Tuesday, November 6, 2007

Physicians Risk Getting Dragged Into Rampant Health Care Corruption

What makes us think that health care is immune to corruption? At what point do the Machiavellian machinations of politics, money and power become corruption in the first place? What makes us, as physicians, think that we are immune to the same natural forces that govern human conflict and the competition for resources and wealth?

Corruption is rampant in US Healthcare and it's not limited to Richard Scrushy and HealthSouth.

SCHIP was defeated because it threatened insurance companies, so says AHIP. I guess we didn't see their hand in Medicare Advantage, but what do you expect a lobby group to say?
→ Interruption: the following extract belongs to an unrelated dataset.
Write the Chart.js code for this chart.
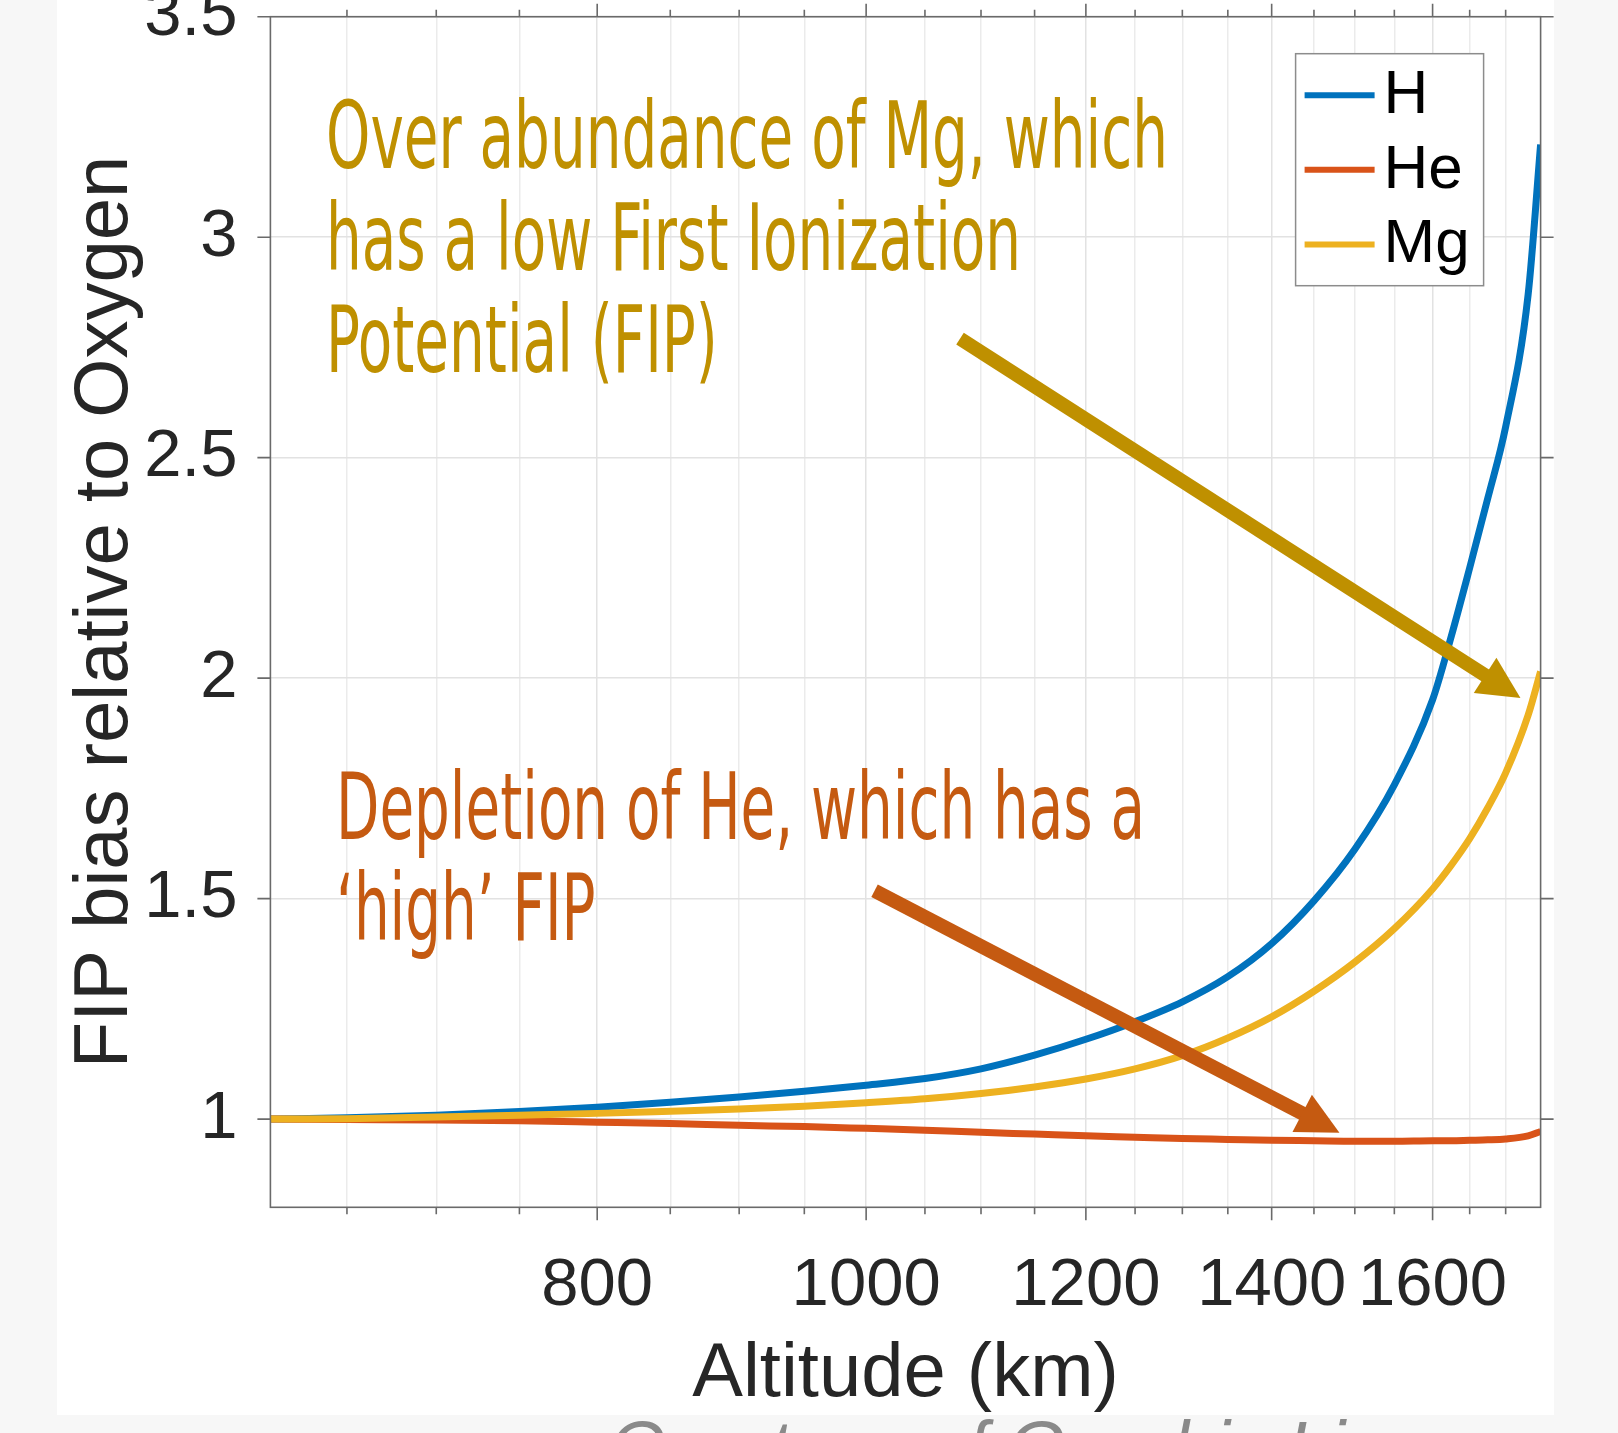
<!DOCTYPE html>
<html>
<head>
<meta charset="utf-8">
<script src="https://cdn.jsdelivr.net/npm/chart.js@4.4.1/dist/chart.umd.min.js"></script>
<style>
  html, body { margin: 0; padding: 0; }
  body { width: 1618px; height: 1433px; background: #f7f7f7; position: relative; overflow: hidden;
         font-family: "Liberation Sans", Arial, sans-serif; }
  #panel { position: absolute; left: 57px; top: 0; width: 1497px; height: 1415px; background: #fff; }
  #wrap { position: absolute; left: 0; top: 0; width: 1618px; height: 1433px; }
  .note { position: absolute; white-space: pre; font-family: "Liberation Sans Narrow", "DejaVu Sans Condensed", sans-serif;
          font-size: 93px; transform-origin: 0 0; z-index: 2; }
  #noteMg { color: #bf9000; left: 326px; top: 85px; line-height: 102px; }
  #noteHe { color: #c55a11; left: 336px; top: 757px; line-height: 101px; }
  #credit { position: absolute; left: 609px; top: 1412px; line-height: 72px; font-size: 74px; font-style: italic; color: #8a8a8a; }
</style>
</head>
<body>
<div id="panel"></div>
<div id="wrap"><canvas id="fipChart"></canvas></div>
<div id="noteMg" class="note"><span>Over abundance of Mg, which</span><br><span>has a low First Ionization</span><br><span>Potential (FIP)</span></div>
<div id="noteHe" class="note"><span>Depletion of He, which has a</span><br><span>‘high’ FIP</span></div>
<div id="credit">Courtesy of Graphic Li</div>
<script>
// altitude grid (km) and FIP bias of each element
const altitude = [610, 650, 700, 750, 800, 850, 900, 950, 1000, 1050, 1100, 1150, 1200, 1250, 1300, 1350, 1400, 1450, 1500, 1550, 1600, 1625, 1650, 1675, 1700, 1732, 1750];
const biasH  = [1.000, 1.003, 1.009, 1.017, 1.027, 1.038, 1.050, 1.063, 1.077, 1.092, 1.114, 1.145, 1.181, 1.221, 1.266, 1.323, 1.398, 1.495, 1.612, 1.758, 1.951, 2.095, 2.250, 2.408, 2.570, 2.870, 3.210];
const biasHe = [1.000, 0.999, 0.998, 0.996, 0.993, 0.990, 0.986, 0.983, 0.979, 0.975, 0.970, 0.966, 0.962, 0.959, 0.956, 0.954, 0.952, 0.951, 0.950, 0.950, 0.951, 0.951, 0.952, 0.953, 0.955, 0.962, 0.972];
const biasMg = [1.000, 1.001, 1.005, 1.009, 1.013, 1.018, 1.023, 1.029, 1.037, 1.046, 1.058, 1.073, 1.091, 1.114, 1.144, 1.184, 1.232, 1.290, 1.356, 1.432, 1.522, 1.576, 1.636, 1.706, 1.785, 1.916, 2.015];

const seriesNames = ["H", "He", "Mg"];
const seriesColors = ["#0072bd", "#d95319", "#edb120"];

// axis ticks
const xGridTicks = [650, 700, 750, 800, 850, 900, 950, 1000, 1050, 1100, 1150, 1200, 1250, 1300, 1350, 1400, 1450, 1500, 1550, 1600, 1650, 1700];
const xLabelTicks = [800, 1000, 1200, 1400, 1600];
const yTicks = [1, 1.5, 2, 2.5, 3, 3.5];

function pts(ys) {
  return altitude.map((a, i) => ({ x: a, y: ys[i] }));
}

// box, mirrored ticks, arrows and legend (matlab style)
const decor = {
  id: "decor",
  afterDatasetsDraw(chart, args, opts) {
    const { ctx, chartArea: ca, scales } = chart;
    const sx = scales.x, sy = scales.y;
    ctx.save();
    ctx.strokeStyle = "#6a6a6a";
    ctx.lineWidth = 1.6;
    ctx.strokeRect(ca.left, ca.top, ca.right - ca.left, ca.bottom - ca.top);
    ctx.beginPath();
    xGridTicks.forEach(v => {
      const px = sx.getPixelForValue(v);
      const len = xLabelTicks.includes(v) ? 13 : 7;
      ctx.moveTo(px, ca.bottom); ctx.lineTo(px, ca.bottom + len);
      ctx.moveTo(px, ca.top); ctx.lineTo(px, ca.top - len);
    });
    yTicks.forEach(v => {
      const py = sy.getPixelForValue(v);
      ctx.moveTo(ca.left, py); ctx.lineTo(ca.left - 13, py);
      ctx.moveTo(ca.right, py); ctx.lineTo(ca.right + 13, py);
    });
    ctx.stroke();

    // annotation arrows
    opts.arrows.forEach(a => {
      const x0 = sx.getPixelForValue(a.from[0]), y0 = sy.getPixelForValue(a.from[1]);
      const x1 = sx.getPixelForValue(a.to[0]), y1 = sy.getPixelForValue(a.to[1]);
      const ang = Math.atan2(y1 - y0, x1 - x0);
      const hl = 42, hw = 21;
      const bx = x1 - hl * Math.cos(ang), by = y1 - hl * Math.sin(ang);
      ctx.strokeStyle = a.color;
      ctx.fillStyle = a.color;
      ctx.lineWidth = 14;
      ctx.lineCap = "butt";
      ctx.beginPath();
      ctx.moveTo(x0, y0); ctx.lineTo(bx + 2 * Math.cos(ang), by + 2 * Math.sin(ang));
      ctx.stroke();
      ctx.beginPath();
      ctx.moveTo(x1, y1);
      ctx.lineTo(bx + hw * Math.sin(ang), by - hw * Math.cos(ang));
      ctx.lineTo(bx - hw * Math.sin(ang), by + hw * Math.cos(ang));
      ctx.closePath();
      ctx.fill();
    });
    ctx.restore();
  },
  afterDraw(chart) {
    const { ctx, chartArea: ca } = chart;
    const bx = ca.right - 245, by = ca.top + 37, bw = 188, bh = 232;
    ctx.save();
    ctx.fillStyle = "#fff";
    ctx.fillRect(bx, by, bw, bh);
    ctx.strokeStyle = "#8c8c8c";
    ctx.lineWidth = 1.5;
    ctx.strokeRect(bx, by, bw, bh);
    ctx.font = '62px "Liberation Sans", Arial, sans-serif';
    ctx.textBaseline = "middle";
    chart.data.datasets.forEach((ds, i) => {
      const ly = by + 41.5 + i * 74.6;
      ctx.strokeStyle = ds.borderColor;
      ctx.lineWidth = 6;
      ctx.beginPath();
      ctx.moveTo(bx + 9, ly); ctx.lineTo(bx + 79, ly);
      ctx.stroke();
      ctx.fillStyle = "#000";
      ctx.fillText(ds.label, bx + 88, ly + 1);
    });
    ctx.restore();
  }
};

const tickFont = { family: '"Liberation Sans", Arial, sans-serif', size: 67 };
const titleFont = { family: '"Liberation Sans", Arial, sans-serif', size: 76 };

new Chart(document.getElementById("fipChart"), {
  type: "line",
  data: {
    datasets: [
      { label: seriesNames[0], data: pts(biasH), borderColor: seriesColors[0], order: 3 },
      { label: seriesNames[1], data: pts(biasHe), borderColor: seriesColors[1], order: 2 },
      { label: seriesNames[2], data: pts(biasMg), borderColor: seriesColors[2], order: 1 },
    ],
  },
  options: {
    responsive: true,
    maintainAspectRatio: false,
    animation: false,
    layout: { padding: { left: 0, top: 16.7, right: 77.4, bottom: 0 } },
    elements: {
      line: { borderWidth: 7, tension: 0, cubicInterpolationMode: "monotone", fill: false, borderJoinStyle: "round" },
      point: { radius: 0, hoverRadius: 0 },
    },
    plugins: {
      legend: { display: false },
      tooltip: { enabled: false },
      decor: {
        arrows: [
          { from: [1081, 2.770], to: [1721, 1.955], color: "#bf9000" },
          { from: [1007, 1.518], to: [1481, 0.969], color: "#c55a11" },
        ],
      },
    },
    scales: {
      x: {
        type: "logarithmic",
        min: 610,
        max: 1750,
        afterBuildTicks: s => { s.ticks = xGridTicks.map(v => ({ value: v })); },
        afterFit: s => { s.height = 225.7; s.paddingLeft = 0; s.paddingRight = 0; },
        ticks: {
          autoSkip: false, maxRotation: 0, minRotation: 0, padding: 39, color: "#262626", font: tickFont,
          callback: v => (xLabelTicks.includes(v) ? String(v) : ""),
        },
        grid: {
          color: c => (c.tick && xLabelTicks.includes(c.tick.value) ? "#e2e2e2" : "#ebebeb"),
          lineWidth: 1.5, drawTicks: false,
        },
        border: { display: false },
        title: { display: true, text: "Altitude (km)", color: "#262626", font: titleFont, padding: { top: 0, bottom: 12.5 } },
      },
      y: {
        type: "linear",
        min: 0.8,
        max: 3.5,
        afterBuildTicks: s => { s.ticks = yTicks.map(v => ({ value: v })); },
        afterFit: s => { s.width = 270.4; s.paddingTop = 0; s.paddingBottom = 0; },
        ticks: { padding: 33, color: "#262626", font: tickFont, callback: v => String(v) },
        grid: { color: "#e2e2e2", lineWidth: 1.5, drawTicks: false },
        border: { display: false },
        title: { display: true, text: "FIP bias relative to Oxygen", color: "#262626", font: titleFont, padding: { top: 60, bottom: 0 } },
      },
    },
  },
  plugins: [decor],
});

// squeeze the condensed annotation text to the widths in the figure
function fitNote(id, target) {
  const el = document.getElementById(id);
  const w = el.querySelector("span").getBoundingClientRect().width;
  el.style.transform = "scaleX(" + (target / w) + ")";
}
fitNote("noteMg", 842);
fitNote("noteHe", 809);
</script>
</body>
</html>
I can promise they will point out that community rating and guaranteed issue will force them out of business cost because of the perverse incentives that result in young people not buying insurance because it costs more, unless they were sick. They will not point out that the problem goes away if everyone is required to buy health insurance, as we do with auto insurance.

We do not need to look further than the pharmaceutical industry to see corruption at work in about as bald-faced a way as you could imagine. The excuse of expensive research is laughable, as we scrape the bottom of the barrel looking for new antibiotics for all the new superbugs. But pharma seeks a sure market, not innovation, despite the profit motive that should assure innovation. You and I both know, it's all about marketing.

Functionaries at the Consumer Protection Agency are under attack for accepting gifts. What makes physicians think they can accept gifts and still represent the interests of the health consumer. (Yes, that's the patient, whose interests we are sworn to serve.)

What makes us think they are not really bribes? I may have my price, but it sure ain't a pen, a couple of pads of sticky notes and a dinner at a local steakhouse. It costs a lot more than that to buy me! What makes us think that we are immune to conflicts of interest in medicine? What makes us think that we can actually continue to get away with an overt bias (manipulated by pharma marketers) in our continuing education? Why are physicians getting dragged into the cess-pool of dirty corporate games?

Hey, did you go to medical school to let yourself be manipulated by a Bachelor's level schmoozer from the sales department?